==== RECORDED DATA

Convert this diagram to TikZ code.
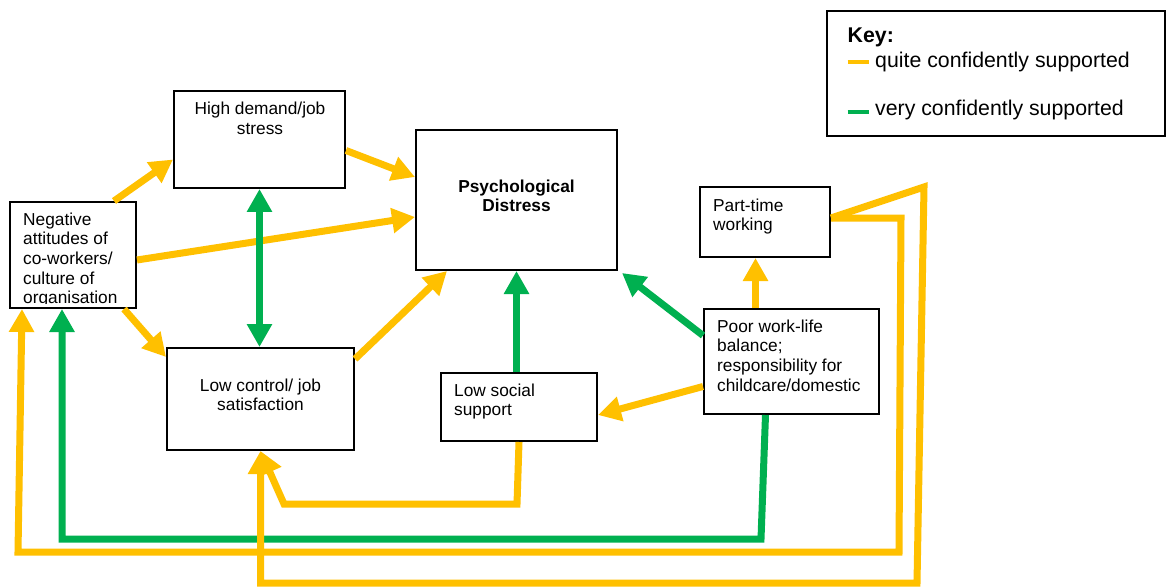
\documentclass[tikz,border=0pt]{standalone}
\usepackage{fontspec}
\setmainfont{Liberation Sans}
\usetikzlibrary{arrows.meta}
\definecolor{quite}{RGB}{255,192,0}
\definecolor{very}{RGB}{0,176,80}
\begin{document}
\begin{tikzpicture}[x=1pt,y=-1pt,
  box/.style={draw=black, line width=2pt, fill=white, inner sep=0pt},
  txt/.style={font=\fontsize{17.3}{19.6}\selectfont, inner sep=0pt},
  keytxt/.style={font=\fontsize{21.3}{24}\selectfont, inner sep=0pt},
  >={Triangle[length=23pt,width=24pt]},
  link/.style={line width=7pt, ->},
  qc/.style={link, draw=quite},
  vc/.style={link, draw=very},
]
\useasboundingbox[fill=white] (0,0) rectangle (1172,588);

% boxes
\node[box, minimum width=171pt, minimum height=97pt]  (hd)  at (259.5,139.5) {};
\node[box, minimum width=201pt, minimum height=140pt] (pd)  at (516.5,200) {};
\node[box, minimum width=126pt, minimum height=106pt] (neg) at (73,255) {};
\node[box, minimum width=187pt, minimum height=102pt] (lc)  at (260.5,399) {};
\node[box, minimum width=156pt, minimum height=68pt]  (ls)  at (519,407) {};
\node[box, minimum width=130pt, minimum height=70pt]  (pt)  at (765,222) {};
\node[box, minimum width=175pt, minimum height=105pt] (pw)  at (791.5,361.5) {};
\node[box, minimum width=338pt, minimum height=125pt] (key) at (996,73.5) {};

% box texts
\node[txt, anchor=north, align=center] (hdt) at (260,101.9) {High demand/job\\stress};
\node[txt, anchor=north, align=center, font=\bfseries\fontsize{17.3}{19.6}\selectfont] (pdt) at (516.5,179.3) {Psychological\\Distress};
\begin{scope}
  \clip (neg.north west) rectangle ([yshift=6pt]neg.south east);
  \node[txt, anchor=north west, align=left] (negt) at (23,212.6) {Negative\\attitudes of\\co-workers/\\culture of\\organisation};
\end{scope}
\node[txt, anchor=north, align=center] (lct) at (260.5,378.6) {Low control/ job\\satisfaction};
\node[txt, anchor=north west, align=left] (lst) at (454,383.6) {Low social\\support};
\node[txt, anchor=north west, align=left] (ptt) at (713,198.6) {Part-time\\working};
\node[txt, anchor=north west, align=left] (pwt) at (717,319.6) {Poor work-life\\balance;\\responsibility for\\childcare/domestic};

% key
\node[keytxt, font=\bfseries\fontsize{21.3}{24}\selectfont, anchor=base west] (keyh) at (847.5,42.6) {Key:};
\node[keytxt, anchor=base west] (kq) at (875,68) {quite confidently supported};
\node[keytxt, anchor=base west] (kv) at (875,116) {very confidently supported};
\draw[quite, line width=4.5pt] (847.5,62) -- (868.6,62);
\draw[very, line width=4.5pt] (847.5,112) -- (868.6,112);

% long return routes along the bottom
\draw[vc] ([xshift=-26pt]pw.south) -- (761,539) -- (62,539) -- ([xshift=-11pt]neg.south);
\draw[qc] ([yshift=4pt]pt.east) -- (901,218) -- (899,552) -- (18,552) -- ([xshift=-51pt]neg.south);
\draw[qc] (ls.south) -- (517,504) -- (284,504) -- (lc.south);
\draw[qc] ([yshift=4pt]pt.east) -- (924,187) -- (917,583) -- (260.5,583) -- (lc.south);

% direct links
\draw[qc] ([xshift=-23pt]neg.north east) -- ([yshift=-20pt]hd.west);
\draw[qc] ([yshift=-11pt]hd.east) -- ([yshift=23pt]pd.west);
\draw[qc] ([yshift=-5pt]neg.east) -- ([yshift=-17pt]pd.west);
\draw[qc] ([xshift=-13pt]neg.south east) -- ([yshift=-10pt]lc.north west);
\draw[qc] ([yshift=-12pt]lc.north east) -- ([xshift=32pt]pd.south west);
\draw[very, line width=7pt, <->] (hd.south) -- (hd.south |- lc.north);
\draw[vc] (pd.south |- ls.north) -- (pd.south);
\draw[vc] ([yshift=26pt]pw.west) -- ([xshift=4pt,yshift=-2pt]pd.south east);
\draw[qc] ([yshift=-25pt]pw.west) -- ([yshift=-8pt]ls.east);
\draw[qc] ([xshift=-36pt]pw.north) -- ([xshift=-36pt]pw.north |- pt.south);
\end{tikzpicture}
\end{document}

========

§ YOUR INSTRUCTIONS: Quote every line word for word and keep the images out of the copy.

§ TASK ANSWER:
Convert this diagram to TikZ code.
\documentclass[tikz,border=0pt]{standalone}
\usepackage{fontspec}
\setmainfont{Liberation Sans}
\usetikzlibrary{arrows.meta}
\definecolor{quite}{RGB}{255,192,0}
\definecolor{very}{RGB}{0,176,80}
\begin{document}
\begin{tikzpicture}[x=1pt,y=-1pt,
  box/.style={draw=black, line width=2pt, fill=white, inner sep=0pt},
  txt/.style={font=\fontsize{17.3}{19.6}\selectfont, inner sep=0pt},
  keytxt/.style={font=\fontsize{21.3}{24}\selectfont, inner sep=0pt},
  >={Triangle[length=23pt,width=24pt]},
  link/.style={line width=7pt, ->},
  qc/.style={link, draw=quite},
  vc/.style={link, draw=very},
]
\useasboundingbox[fill=white] (0,0) rectangle (1172,588);

% boxes
\node[box, minimum width=171pt, minimum height=97pt]  (hd)  at (259.5,139.5) {};
\node[box, minimum width=201pt, minimum height=140pt] (pd)  at (516.5,200) {};
\node[box, minimum width=126pt, minimum height=106pt] (neg) at (73,255) {};
\node[box, minimum width=187pt, minimum height=102pt] (lc)  at (260.5,399) {};
\node[box, minimum width=156pt, minimum height=68pt]  (ls)  at (519,407) {};
\node[box, minimum width=130pt, minimum height=70pt]  (pt)  at (765,222) {};
\node[box, minimum width=175pt, minimum height=105pt] (pw)  at (791.5,361.5) {};
\node[box, minimum width=338pt, minimum height=125pt] (key) at (996,73.5) {};

% box texts
\node[txt, anchor=north, align=center] (hdt) at (260,101.9) {High demand/job\\stress};
\node[txt, anchor=north, align=center, font=\bfseries\fontsize{17.3}{19.6}\selectfont] (pdt) at (516.5,179.3) {Psychological\\Distress};
\begin{scope}
  \clip (neg.north west) rectangle ([yshift=6pt]neg.south east);
  \node[txt, anchor=north west, align=left] (negt) at (23,212.6) {Negative\\attitudes of\\co-workers/\\culture of\\organisation};
\end{scope}
\node[txt, anchor=north, align=center] (lct) at (260.5,378.6) {Low control/ job\\satisfaction};
\node[txt, anchor=north west, align=left] (lst) at (454,383.6) {Low social\\support};
\node[txt, anchor=north west, align=left] (ptt) at (713,198.6) {Part-time\\working};
\node[txt, anchor=north west, align=left] (pwt) at (717,319.6) {Poor work-life\\balance;\\responsibility for\\childcare/domestic};

% key
\node[keytxt, font=\bfseries\fontsize{21.3}{24}\selectfont, anchor=base west] (keyh) at (847.5,42.6) {Key:};
\node[keytxt, anchor=base west] (kq) at (875,68) {quite confidently supported};
\node[keytxt, anchor=base west] (kv) at (875,116) {very confidently supported};
\draw[quite, line width=4.5pt] (847.5,62) -- (868.6,62);
\draw[very, line width=4.5pt] (847.5,112) -- (868.6,112);

% long return routes along the bottom
\draw[vc] ([xshift=-26pt]pw.south) -- (761,539) -- (62,539) -- ([xshift=-11pt]neg.south);
\draw[qc] ([yshift=4pt]pt.east) -- (901,218) -- (899,552) -- (18,552) -- ([xshift=-51pt]neg.south);
\draw[qc] (ls.south) -- (517,504) -- (284,504) -- (lc.south);
\draw[qc] ([yshift=4pt]pt.east) -- (924,187) -- (917,583) -- (260.5,583) -- (lc.south);

% direct links
\draw[qc] ([xshift=-23pt]neg.north east) -- ([yshift=-20pt]hd.west);
\draw[qc] ([yshift=-11pt]hd.east) -- ([yshift=23pt]pd.west);
\draw[qc] ([yshift=-5pt]neg.east) -- ([yshift=-17pt]pd.west);
\draw[qc] ([xshift=-13pt]neg.south east) -- ([yshift=-10pt]lc.north west);
\draw[qc] ([yshift=-12pt]lc.north east) -- ([xshift=32pt]pd.south west);
\draw[very, line width=7pt, <->] (hd.south) -- (hd.south |- lc.north);
\draw[vc] (pd.south |- ls.north) -- (pd.south);
\draw[vc] ([yshift=26pt]pw.west) -- ([xshift=4pt,yshift=-2pt]pd.south east);
\draw[qc] ([yshift=-25pt]pw.west) -- ([yshift=-8pt]ls.east);
\draw[qc] ([xshift=-36pt]pw.north) -- ([xshift=-36pt]pw.north |- pt.south);
\end{tikzpicture}
\end{document}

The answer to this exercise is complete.